Pero somos civilizados, recalca otro, “tenemos instituciones; no podemos hacerlas a un lado”. Sería justificar la barbarie, se escandaliza uno más, permitir “los actos fuera de la ley”. ¿Y qué peores actos fuera de la ley que los que ellos denuncian?, pregunta otro. El presidente, por fin, interviene. Su voz es inapelable:
—Será la asamblea la que decida. Yo asumo la responsabilidad —y el asunto se pone a votación.
“Todos los brazos se tienden a lo alto —dice Valadés—. También los de los ingenieros. No hay una sola mano que no esté arriba, categóricamente aprobando. Cada dedo señala la muerte inmediata, directa”.
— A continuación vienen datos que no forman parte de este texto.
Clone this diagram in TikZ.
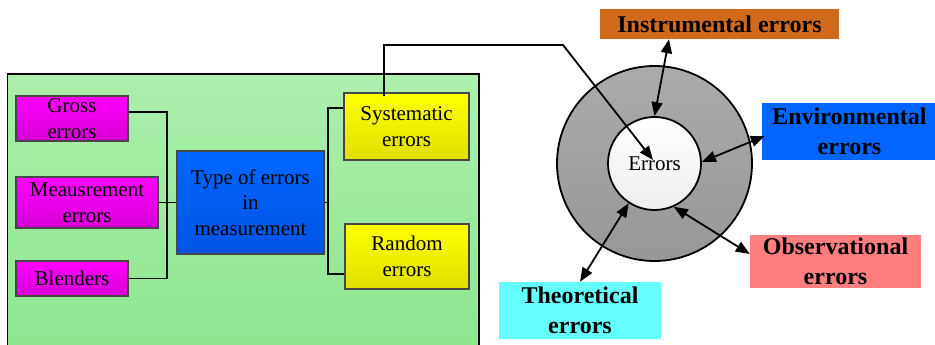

La asamblea otorga permiso a los de San Juan de las Manzanas para lo que solicitan. Entonces, Sacramento, que ha permanecido en pie, con calma, termina de hablar:
—Pos muchas gracias por el permiso, porque como nadie nos hacía caso, desde ayer el presidente municipal de San Juan de las Manzanas está difunto.
Por supuesto, el México de Edmundo Valadés —y el lector lo va comprobando conforme va dando lectura al libro, reeditado en 2005 por el Fondo de Cultura Económica para conmemorar el medio siglo de La muerte tiene permiso— se ha difuminado para dar lugar a otro muy distinto, por lo menos en sus formas, ya que políticamente continúa viviendo con la misma traza miserable de los tiempos poscardenistas. Si bien ya Valadés vislumbraba la violencia urbana, misma que sobresale en varios relatos suyos, están, sin embargo, aquellas maneras educadas de mediados del siglo XX, las cortesías entre los hombres, la amabilidad citadina, el respeto a la palabra prometida aun en los tratos indecorosos.
Sí, el México de don Edmundo Valadés es otro a pesar de ser el mismo, es decir los cuentos requieren de otra mirada para contarlo, porque en efecto es el mismo México pero armado con distintas disposiciones; se dice, por ejemplo, que ya no hay corrupción cuando ésta abunda en los resquicios de siempre, pero habría que contar estas peripecias de otra manera: don Edmundo, que era un certero teórico del género narrativo, entendería estos complejos percances literarios, seguramente.